Here are some simple and effective tips that can help reduce the risk of injury in the workplace:

  • Think ergonomically. Use wrist rests, a more ergonomic keyboard, adjustable chair and a track ball instead of a mouse.
  • Be sure your computer monitor sits at eye level and follow the "90-90" rule by positioning your elbows, hips, knees and ankles in a 90-degree position for healthiest alignment.
  • Use a document holder to elevate materials to eye level, rather than bending your neck down toward the desk.
  • Take regular breaks and vary the pace of work. Change positions frequently and take a short break to stretch or walk around.
  • Make it a habit to perform back, shoulder, wrist stretches and shoulder shrugs several times a day to prevent body strain and stress.
  • Adjust your chair to sit with your feet flat on the floor.
  • If you have a chair without lumbar support, replace it or use a small pillow or tightly rolled towel to relieve pressure on the lower back. Be sure the towel isn't too thick that it forces you to lean forward, which creates more strain.
  • Do not multitask by cradling your telephone receiver between your neck and shoulder as this unnatural position puts a great deal of strain on your neck muscles.
    If you need to have your hands free, try using a headset or put the caller on speakerphone.
  • Make exercise a part of your daily routine.
  • Watch your posture and work on sitting up straight.

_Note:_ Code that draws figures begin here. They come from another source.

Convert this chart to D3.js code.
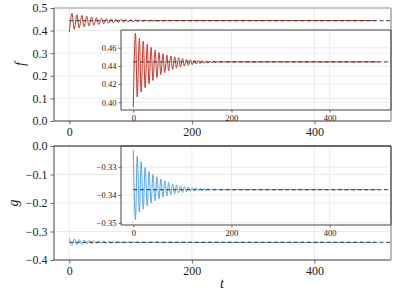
<!DOCTYPE html>
<html>
<head>
<meta charset="utf-8">
<script src="https://cdn.jsdelivr.net/npm/d3@7"></script>
<style>
  body { margin: 0; background: #fff; }
  svg { display: block; }
  text { font-family: "Liberation Serif", "DejaVu Serif", serif; fill: #222; }
</style>
</head>
<body>
<div id="chart"></div>
<script>
// turning points of the two series
const tVals = [0, 4.5, 8, 12.5, 16, 20.5, 24, 28.5, 32, 36.5, 40, 44.5, 48, 52.5, 56, 60.5,
  64, 68.5, 72, 76.5, 80, 84.5, 88, 92.5, 96, 100.5, 104, 108.5, 112, 116.5, 120, 124.5,
  128, 132.5, 136, 140.5, 144, 148.5, 152, 156.5, 160, 164.5, 168, 172.5, 176, 180.5,
  184, 190, 300, 400, 500];
const fVals = [0.3949, 0.4759, 0.4058, 0.4704, 0.4112, 0.4674, 0.4160, 0.4640, 0.4204, 0.4604,
  0.4240, 0.4574, 0.4269, 0.4548, 0.4305, 0.4534, 0.4326, 0.4521, 0.4346, 0.4509,
  0.4362, 0.4499, 0.4376, 0.4490, 0.4388, 0.4482, 0.4398, 0.4475, 0.4407, 0.4469,
  0.4414, 0.4464, 0.4420, 0.4460, 0.4425, 0.4456, 0.4429, 0.4453, 0.4433, 0.4451,
  0.4436, 0.4449, 0.4438, 0.4448, 0.4440, 0.4447, 0.4442, 0.4444, 0.4444, 0.4444, 0.4444];
const gVals = [-0.3240, -0.3489, -0.3261, -0.3462, -0.3280, -0.3451, -0.3301, -0.3439, -0.3315, -0.3429,
  -0.3326, -0.3421, -0.3335, -0.3414, -0.3343, -0.3408, -0.3349, -0.3403, -0.3355, -0.3399,
  -0.3360, -0.3396, -0.3364, -0.3393, -0.3367, -0.3391, -0.3370, -0.3389, -0.3372, -0.3387,
  -0.3374, -0.3386, -0.3375, -0.3385, -0.3376, -0.3384, -0.3377, -0.3384, -0.3378, -0.3383,
  -0.3379, -0.3383, -0.3379, -0.3382, -0.3380, -0.3382, -0.3381, -0.3381, -0.3381, -0.3381, -0.3381];
const fEq = 0.4444;
const gEq = -0.3381;

const xTicks = [0, 200, 400];
const fTicks = [0.0, 0.1, 0.2, 0.3, 0.4, 0.5];
const gTicks = [-0.4, -0.3, -0.2, -0.1, 0.0];
const fInsetTicks = [0.40, 0.42, 0.44, 0.46];
const gInsetTicks = [-0.35, -0.34, -0.33];

const width = 399;
const height = 299;
const red = "#c0392b";
const blue = "#55a7e6";

const svg = d3.select("#chart").append("svg")
  .attr("width", width)
  .attr("height", height);

let clipId = 0;

// one set of axes: box = {x0, x1, y0, y1}
function panel(box, yDomain, yTicks, yFmt, values, eq, color, opt) {
  const x = d3.scaleLinear().domain([-25, 525]).range([box.x0, box.x1]);
  const y = d3.scaleLinear().domain(yDomain).range([box.y1, box.y0]);
  const g = svg.append("g");

  // grid
  g.append("g").selectAll("line").data(xTicks).join("line")
    .attr("x1", d => x(d)).attr("x2", d => x(d))
    .attr("y1", box.y0).attr("y2", box.y1)
    .attr("stroke", "#e6e6e6").attr("stroke-width", 0.8);
  g.append("g").selectAll("line").data(yTicks).join("line")
    .attr("x1", box.x0).attr("x2", box.x1)
    .attr("y1", d => y(d)).attr("y2", d => y(d))
    .attr("stroke", "#e6e6e6").attr("stroke-width", 0.8);

  // data
  const id = "clip" + (clipId++);
  svg.append("clipPath").attr("id", id).append("rect")
    .attr("x", box.x0).attr("y", box.y0)
    .attr("width", box.x1 - box.x0).attr("height", box.y1 - box.y0);

  const pts = tVals.map((t, i) => [t, values[i]]);
  const line = d3.line().x(d => x(d[0])).y(d => y(d[1])).curve(d3.curveMonotoneX);
  g.append("path")
    .attr("clip-path", `url(#${id})`)
    .attr("d", line(pts))
    .attr("fill", "none")
    .attr("stroke", color)
    .attr("stroke-width", 1)
    .attr("stroke-linejoin", "round");
  g.append("line")
    .attr("clip-path", `url(#${id})`)
    .attr("x1", x(0)).attr("x2", box.x1)
    .attr("y1", y(eq)).attr("y2", y(eq))
    .attr("stroke", "rgba(40,40,40,0.75)")
    .attr("stroke-width", 1.2)
    .attr("stroke-dasharray", "4,2.6");

  // axes
  const xAxis = g.append("g")
    .attr("transform", `translate(0,${box.y1})`)
    .call(d3.axisBottom(x).tickValues(xTicks).tickFormat(d3.format("d"))
      .tickSizeInner(opt.tick).tickSizeOuter(0).tickPadding(opt.pad));
  const yAxis = g.append("g")
    .attr("transform", `translate(${box.x0},0)`)
    .call(d3.axisLeft(y).tickValues(yTicks).tickFormat(d3.format(yFmt))
      .tickSizeInner(opt.tick).tickSizeOuter(0).tickPadding(opt.pad));
  [xAxis, yAxis].forEach(a => {
    a.select(".domain").remove();
    a.selectAll("line").attr("stroke", "#444").attr("stroke-width", 0.8);
    a.selectAll("text").attr("font-size", opt.font)
      .attr("font-family", '"Liberation Serif", "DejaVu Serif", serif')
      .attr("fill", "#222");
  });

  // spines
  g.append("line").attr("x1", box.x0).attr("x2", box.x0).attr("y1", box.y0).attr("y2", box.y1)
    .attr("stroke", "#444").attr("stroke-width", 1);
  g.append("line").attr("x1", box.x0).attr("x2", box.x1).attr("y1", box.y1).attr("y2", box.y1)
    .attr("stroke", "#444").attr("stroke-width", 1);
  g.append("line").attr("x1", box.x0).attr("x2", box.x1).attr("y1", box.y0).attr("y2", box.y0)
    .attr("stroke", opt.topColor).attr("stroke-width", 1);
  g.append("line").attr("x1", box.x1).attr("x2", box.x1).attr("y1", box.y0).attr("y2", box.y1)
    .attr("stroke", opt.rightColor).attr("stroke-width", opt.rightWidth);
}

const mainOpt = { tick: 3.5, pad: 3, font: 12, topColor: "#999", rightColor: "#aaa", rightWidth: 1.6 };
const insetOpt = { tick: 2.5, pad: 2, font: 8.5, topColor: "#444", rightColor: "#444", rightWidth: 1 };

// top: f
panel({ x0: 54, x1: 391, y0: 8, y1: 121 }, [0, 0.5], fTicks, ".1f", fVals, fEq, red, mainOpt);
panel({ x0: 121, x1: 391, y0: 30, y1: 110 }, [0.3915, 0.4795], fInsetTicks, ".2f", fVals, fEq, red, insetOpt);

// bottom: g
panel({ x0: 54, x1: 391, y0: 146, y1: 260 }, [-0.4, 0], gTicks, ".1f", gVals, gEq, blue,
  Object.assign({}, mainOpt, { topColor: "#222" }));
panel({ x0: 121, x1: 391, y0: 146, y1: 225 }, [-0.3508, -0.3224], gInsetTicks, ".2f", gVals, gEq, blue, insetOpt);

// axis labels
svg.append("text")
  .attr("transform", "translate(25,64) rotate(-90)")
  .attr("text-anchor", "middle")
  .attr("font-size", 14).attr("font-style", "italic")
  .text("f");
svg.append("text")
  .attr("transform", "translate(18,203) rotate(-90)")
  .attr("text-anchor", "middle")
  .attr("font-size", 14).attr("font-style", "italic")
  .text("g");
svg.append("text")
  .attr("x", 222).attr("y", 288)
  .attr("text-anchor", "middle")
  .attr("font-size", 14).attr("font-style", "italic")
  .text("t");
</script>
</body>
</html>
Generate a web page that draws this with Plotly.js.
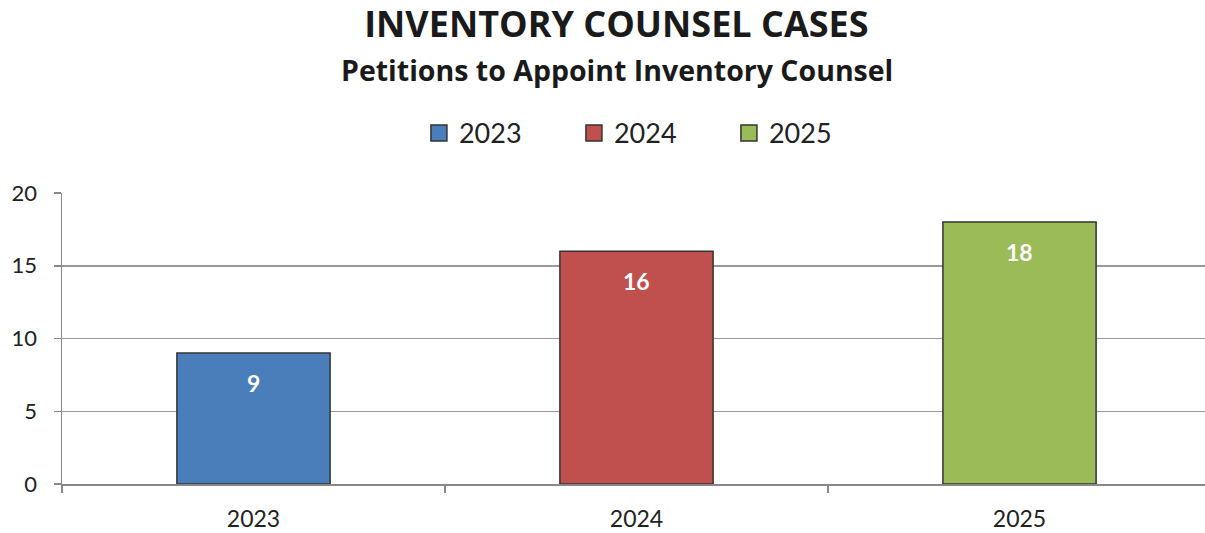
<!DOCTYPE html>
<html>
<head>
<meta charset="utf-8">
<script src="https://cdn.plot.ly/plotly-3.0.1.min.js"></script>
<style>html,body{margin:0;padding:0;overflow:hidden;background:#fff;}#chart{width:1211px;height:533px;}</style>
</head>
<body>
<div id="chart"></div>
<script>
const categories = ['2023', '2024', '2025'];
const values = [9, 16, 18];
const seriesNames = ['2023', '2024', '2025'];
const colors = ['#4A7EBB', '#C0504D', '#9BBB59'];
const yTicks = [0, 5, 10, 15, 20];
const titleText = 'INVENTORY COUNSEL CASES';
const subtitleText = 'Petitions to Appoint Inventory Counsel';

const FONT = 'Lato, "Open Sans", sans-serif';

const barTraces = seriesNames.map((name, i) => ({
  type: 'bar',
  name: name,
  x: [categories[i]],
  y: [values[i]],
  marker: {color: colors[i], line: {color: '#333333', width: 1.5}},
  showlegend: false,
  hoverinfo: 'x+y'
}));
const legendTraces = seriesNames.map((name, i) => ({
  type: 'scatter', mode: 'markers',
  name: name,
  x: [categories[i]],
  y: [null],
  marker: {symbol: 'square', size: 17, color: colors[i], line: {color: '#333333', width: 1.5}},
  hoverinfo: 'skip'
}));

const annotations = categories.map((c, i) => ({
  x: i, y: values[i], xref: 'x', yref: 'y',
  text: '<b>' + values[i] + '</b>', showarrow: false,
  yshift: -30, font: {family: FONT, size: 23, color: '#ffffff'}
}));
annotations.push({
  xref: 'paper', yref: 'paper', x: 0.5, y: 1, yanchor: 'middle',
  xshift: -20, yshift: 123,
  text: '<b>' + subtitleText + '</b>', showarrow: false,
  font: {family: '"Open Sans", sans-serif', size: 28.5, color: '#1a1a1a'}
});

const layout = {
  width: 1211, height: 533,
  margin: {l: 62, r: 0, t: 193, b: 49},
  paper_bgcolor: '#ffffff', plot_bgcolor: '#ffffff',
  title: {text: '<b>' + titleText + '</b>', x: 0.4825, xanchor: 'center', xref: 'paper', y: 0.955, yanchor: 'middle',
    font: {family: '"Open Sans", sans-serif', size: 36, color: '#1a1a1a'}},
  barmode: 'relative',
  bargap: 0.6,
  showlegend: true,
  legend: {orientation: 'h', x: 0.513, xanchor: 'center', xref: 'paper', y: 1.205, yanchor: 'middle',
    font: {family: FONT, size: 27, color: '#222222'}, entrywidth: 110, entrywidthmode: 'pixels',
    itemwidth: 30, traceorder: 'normal'},
  xaxis: {type: 'category', categoryorder: 'array', categoryarray: categories, range: [-0.5, 2.5],
    tickson: 'boundaries', ticks: 'outside', ticklen: 7,
    tickcolor: '#888888', tickwidth: 1.5, showline: true, linecolor: '#888888', linewidth: 1.5,
    showgrid: false, zeroline: false, tickfont: {family: FONT, size: 23, color: '#222222'}, ticklabelstandoff: 14,
    fixedrange: true},
  yaxis: {range: [0, 20], tickvals: yTicks, ticks: 'outside', ticklen: 7, tickcolor: '#888888', tickwidth: 1.5,
    showline: true, linecolor: '#888888', linewidth: 1.5, showgrid: true, gridcolor: '#999999', gridwidth: 1.5,
    zeroline: false, tickfont: {family: FONT, size: 22, color: '#222222'}, ticklabelstandoff: 12, fixedrange: true},
  annotations: annotations
};

Plotly.newPlot('chart', barTraces.concat(legendTraces), layout, {displayModeBar: false, staticPlot: true});
</script>
</body>
</html>
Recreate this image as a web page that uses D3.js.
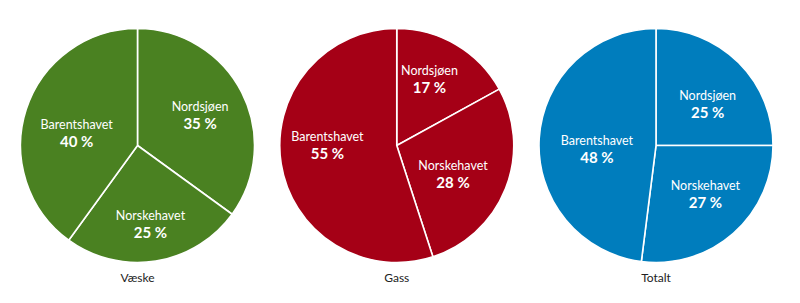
<!DOCTYPE html>
<html><head><meta charset="utf-8">
<script src="https://cdn.jsdelivr.net/npm/d3@7"></script>
<style>body{margin:0;background:#fff}svg{display:block}</style>
</head><body>
<svg id="c" width="800" height="303"></svg>
<script>
const categories = ["Nordsjøen", "Norskehavet", "Barentshavet"];
const pieTitles = ["Væske", "Gass", "Totalt"];
const vaeske = [35, 25, 40];
const gass = [17, 28, 55];
const totalt = [25, 27, 48];
const colors = ["#4a8121", "#a50016", "#007dbd"];

// small hand-tuned label nudges (layout only), per pie then per category
const labelNudge = [
  [[0, 1], [2, 9], [6, 9]],
  [[-3, -6], [-9, 3], [0, -11]],
  [[2, 8], [3, -4], [11, 8]]
];

const series = [vaeske, gass, totalt];
const svg = d3.select("#c");
const R = 117;
const x = d3.scalePoint().domain(pieTitles).range([137.5, 656]);
const cy = 145.5;
const pie = d3.pie().sort(null).value(d => d.v);
const arc = d3.arc().innerRadius(0).outerRadius(R);
const labelArc = d3.arc().innerRadius(R * 0.6).outerRadius(R * 0.6);
const font = "Lato, 'Open Sans', sans-serif";

series.forEach((vals, i) => {
  const g = svg.append("g").attr("transform", `translate(${x(pieTitles[i])},${cy})`);
  const data = pie(vals.map((v, j) => ({ v, name: categories[j], j })));
  g.selectAll("path").data(data).join("path")
    .attr("d", arc).attr("fill", colors[i])
    .attr("stroke", "#fff").attr("stroke-width", 1.6).attr("stroke-linejoin", "round");
  const lab = g.selectAll("g.lab").data(data).join("g").attr("class", "lab")
    .attr("transform", d => {
      const c = labelArc.centroid(d);
      const n = labelNudge[i][d.data.j];
      return `translate(${c[0] + n[0]},${c[1] + n[1]})`;
    });
  lab.append("text").attr("text-anchor", "middle").attr("y", -4)
    .attr("fill", "#fff").attr("font-family", font).attr("font-size", 12.5)
    .text(d => d.data.name);
  lab.append("text").attr("text-anchor", "middle").attr("y", 14)
    .attr("fill", "#fff").attr("font-family", font).attr("font-size", 15).attr("font-weight", "bold")
    .text(d => d.data.v + " %");
  svg.append("text").attr("x", x(pieTitles[i])).attr("y", 282)
    .attr("text-anchor", "middle").attr("font-family", font).attr("font-size", 12).attr("fill", "#222")
    .text(pieTitles[i]);
});
</script>
</body></html>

The Right to a Safe Workplace

While these may seem fairly simple, the Occupational Safety & Health Administration (OSHA) reports that work-related musculoskeletal disorders involving the neck, upper extremities and back are one of the leading causes of lost workday injury and illness. Employees have a right to a safe workplace, and employers have a legal obligation to provide a safe workplace. OSHA recommends that businesses implement an ergonomic program that includes: management support, worker involvement, training for management and employees, a system for identifying problems, encouragement of early reporting, implementation of solutions, and an evaluation of progress.

Additionally, employers cannot retaliate against employees for exercising their rights, which includes the right to report a hazard or injury. Any complaints to OSHA regarding retaliatory action must be made within 30 days of the act.